Ils se sont appuyés sur 818 cas : 427 cas d’infection septicémiques, 252 cas d’infection cérébrale et 107 infections maternelles et néonatales.
Les chercheurs ont mis au jour que l’infection pouvait être favorisée par le patrimoine génétique, pour des personnes plus jeunes que les autres. "Certains patients ne présentant pas de facteurs de comorbidité attirent particulièrement notre attention", résume le Pr Marc Lecuit, microbiologiste et directeur du CNRL.
Un risque pour les femmes enceintes
D'autres populations à risque sont connues depuis longtemps: les personnes âgées, celles atteintes d’un cancer, d’une maladie du sang ou du foie (cirrhose…), celles qui ont subi une transplantation d’organe, celles dont le système immunitaire est affaibli et les diabétiques insulinodépendantes.
Les femmes enceintes sont elles aussi touchées par la listériose. Les symptômes sont les mêmes que la grippe. La maladie est surtout dangereuse pour le fœtus. L’étude montre que seulement 5% des 107 femmes enceintes ont une grossesse "sans incident". Près d’un quart des autres (24%) ont subi une fausse couche, "mais jamais après 29 semaines de gestation ou au-delà de 2 jours d'admission à l'hôpital".
En terme de prévention, les médecins déconseillent aux femmes enceintes de manger de la charcuterie ou du fromage au lait cru.
Dans le reste de la population, la listériose entraîne la mort de 20 à 30 % des patients qui développent une septicémie ou d’une infection du système nerveux.
Un nouveau traitement plus efficace
Des avancées importantes ont aussi été réalisées sur les traitements. Il semblerait que la prescription de corticoïdes puisse nuire. En revanche, les chercheurs ont constaté qu’un antibiotique qui n’apparaît pourtant pas dans les conseils habituels pour traiter la maladie pouvait être efficace. Il appartient à la classe des aminosides (isépamicine, gentamicine, amikacine, la néomycine…).
Cet antibiotique doit être administré par injection, car il est mal absorbé par l’intestin. En revanche, il traverse bien le placenta. « Ces deux faits ont des implications cliniques immédiates et concrètes », se réjouit le Pr Lecuit.
Chaque année, environ 400 cas de listériose sont recensés en France. Ces chiffres sont stables depuis 2008.

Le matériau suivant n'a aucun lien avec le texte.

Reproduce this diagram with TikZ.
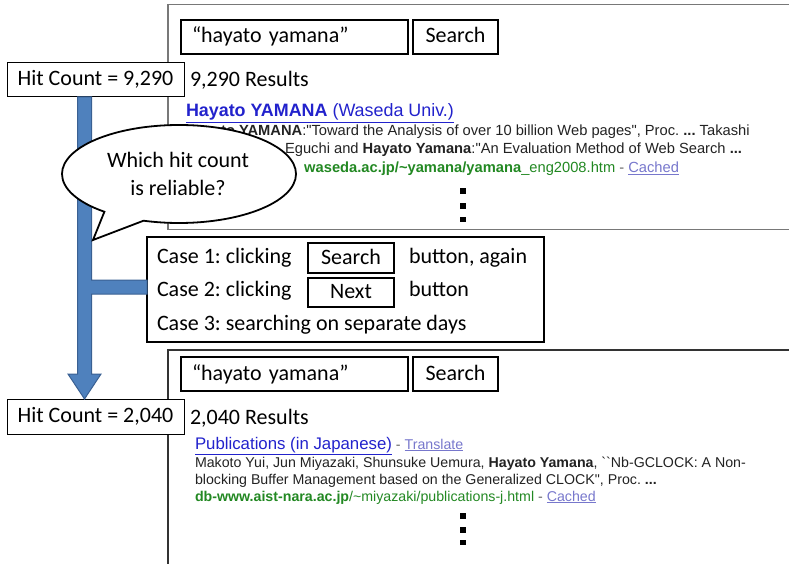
\documentclass[tikz,border=0pt]{standalone}
\usepackage{fontspec}
\setmainfont{Carlito}
\newfontfamily\arialf{Liberation Sans}
\usetikzlibrary{shapes.callouts,calc}
\definecolor{barblue}{RGB}{79,129,189}
\definecolor{bardark}{RGB}{58,96,146}
\definecolor{linkblue}{RGB}{34,34,204}
\definecolor{visitedc}{RGB}{119,119,204}
\definecolor{urlgreen}{RGB}{34,136,34}
\definecolor{snip}{RGB}{34,34,34}
\definecolor{dashgray}{RGB}{100,100,100}
\definecolor{panelgray}{RGB}{120,120,120}
\frenchspacing
\begin{document}
\begin{tikzpicture}[x=1pt,y=-1pt,
  every node/.style={inner sep=0pt, outer sep=0pt},
  calib/.style={font=\fontsize{22}{28}\selectfont},
  thinbox/.style={draw=black, line width=1pt, fill=white, calib, text height=15pt, text depth=3pt},
  thickbox/.style={draw=black, line width=2.6pt, fill=white, calib, text height=15pt, text depth=3pt},
  lbl/.style={calib, anchor=base west},
  title1/.style={font=\arialf\fontsize{17.9}{21}\selectfont, text=linkblue, anchor=base west},
  snipA/.style={font=\arialf\fontsize{14.7}{18}\selectfont, text=snip},
  snipB/.style={font=\arialf\fontsize{14.2}{17}\selectfont, text=snip, anchor=base west},
  bluebar/.style={fill=barblue, draw=bardark, line width=1pt, line join=miter},
  dot/.style={fill=black}
]
\useasboundingbox (0,0) rectangle (789,564);

% result panels
\draw[panelgray, line width=1.6pt] (792,4.5) -- (168,4.5) -- (168,229.5) -- (792,229.5);
\draw[black!80, line width=1.6pt] (792,350) -- (168,350) -- (168,570);

% ---------- top panel ----------
\node[thickbox, anchor=north west, minimum width=227pt, minimum height=34pt,
      inner xsep=11pt, text width=205pt, align=left] (q1) at (181,20) {“hayato yamana”};
\node[thickbox, anchor=north west, minimum width=85pt, minimum height=34pt] (s1) at (413,20) {Search};
\node[lbl] (res1) at (190,87) {9,290 Results};
\node[title1] (t1) at (186,117) {\underline{\textbf{Hayato YAMANA} (Waseda Univ.)}};
\node[snipA, anchor=base west] (l1) at (186,136) {\textbf{Hayato YAMANA}:"Toward the Analysis of over 10 billion Web pages", Proc. \textbf{...} Takashi};
\node[snipA, anchor=base east] (l2) at (742,154) {Eguchi and \textbf{Hayato Yamana}:"An Evaluation Method of Web Search \textbf{...}};
\node[snipA, anchor=base east] (l3) at (679,173) {{\color{urlgreen}\textbf{waseda.ac.jp/\textasciitilde yamana/yamana}\_eng2008.htm} {\color{dashgray}-} {\color{visitedc}\underline{Cached}}};
\fill[dot] (460,188) rectangle (466,194);
\fill[dot] (460,203) rectangle (466,209);
\fill[dot] (460,217) rectangle (466,222);

% ---------- bottom panel ----------
\node[thickbox, anchor=north west, minimum width=227pt, minimum height=34pt,
      inner xsep=11pt, text width=205pt, align=left] (q2) at (181,357) {“hayato yamana”};
\node[thickbox, anchor=north west, minimum width=85pt, minimum height=34pt] (s2) at (413,357) {Search};
\node[lbl] (res2) at (190,424) {2,040 Results};
\node[anchor=base west, font=\arialf\fontsize{14.2}{17}\selectfont] (t2) at (195,449) {{\fontsize{16.8}{20}\selectfont\color{linkblue}\underline{Publications (in Japanese)}}\ {\color{dashgray}-}\ {\color{visitedc}\underline{Translate}}};
\node[snipB] (b1) at (195,467) {Makoto Yui, Jun Miyazaki, Shunsuke Uemura, \textbf{Hayato Yamana}, \textasciigrave\textasciigrave Nb-GCLOCK: A Non-};
\node[snipB] (b2) at (195,484) {blocking Buffer Management based on the Generalized CLOCK", Proc. \textbf{...}};
\node[snipB] (b3) at (195,501) {{\color{urlgreen}\textbf{db-www.aist-nara.ac.jp}/\textasciitilde miyazaki/publications-j.html} {\color{dashgray}-} {\color{visitedc}\underline{Cached}}};
\fill[dot] (460,513) rectangle (466,519);
\fill[dot] (460,527) rectangle (466,533);
\fill[dot] (460,540) rectangle (466,545);

% ---------- cases box ----------
\node[draw=black, line width=1.2pt, fill=white, anchor=north west,
      minimum width=397pt, minimum height=105pt] (cases) at (147,237) {};
\node[lbl] (c1) at (157,263) {Case 1: clicking};
\node[thickbox, anchor=north west, minimum width=86pt, minimum height=30pt] (bs) at (308,243) {Search};
\node[lbl] (c1b) at (409,263) {button, again};
\node[lbl] (c2) at (157,296) {Case 2: clicking};
\node[thickbox, anchor=north west, minimum width=86pt, minimum height=29pt] (bn) at (308,278) {Next};
\node[lbl] (c2b) at (409,296) {button};
\node[lbl] (c3) at (157,330) {Case 3: searching on separate days};

% ---------- hit count boxes ----------
\node[thinbox, anchor=north west, minimum width=177pt, minimum height=34pt] (hit1) at (7,63) {Hit Count = 9,290};
\node[thinbox, anchor=north west, minimum width=177pt, minimum height=35pt] (hit2) at (7,399) {Hit Count = 2,040};

% ---------- blue arrow with branch ----------
\coordinate (bt) at (84.5,97);
\coordinate (bj) at (84.5,287);
\coordinate (bb) at (84.5,399);
\coordinate (br) at (cases.west |- bj);
\draw[bluebar] ($(bt)+(-7,0)$) -- ($(bt)+(7,0)$) -- ($(bj)+(7,-7)$) -- ($(br)+(0,-7)$)
  -- ($(br)+(0,7)$) -- ($(bj)+(7,7)$) -- ($(bb)+(7,-25)$) -- ($(bb)+(16.5,-25)$)
  -- (bb) -- ($(bb)+(-16.5,-25)$) -- ($(bb)+(-7,-25)$) -- cycle;

% ---------- speech bubble ----------
\coordinate (tip) at (93,240);
\node[ellipse callout, draw=black, line width=1.8pt, fill=white,
      minimum width=234pt, minimum height=98pt,
      callout absolute pointer={(tip)}, callout pointer arc=22] (bub) at (179,174) {};
\node[calib, align=center] (bubtxt) at (178,174) {Which hit count\\is reliable?};
\end{tikzpicture}
\end{document}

La listériose fait souvent parler d’elle au travers de scandales sanitaires. Cette infection par la bactérie Listeria monocytogenes est mortelle. Chez l’homme, la contamination se fait surtout par l’ingestion d’aliments contaminés par la bactérie. Les autorités sanitaires surveillent donc sa présence dans la nourriture. Les charcuteries cuites (langue, tête, rillettes), les produits de saurisserie, les graines germées réfrigérées, et les produits au lait frais (fromages à pâte molle et au lait cru) sont les principales sources de contamination en France, et donc particulièrement ciblés.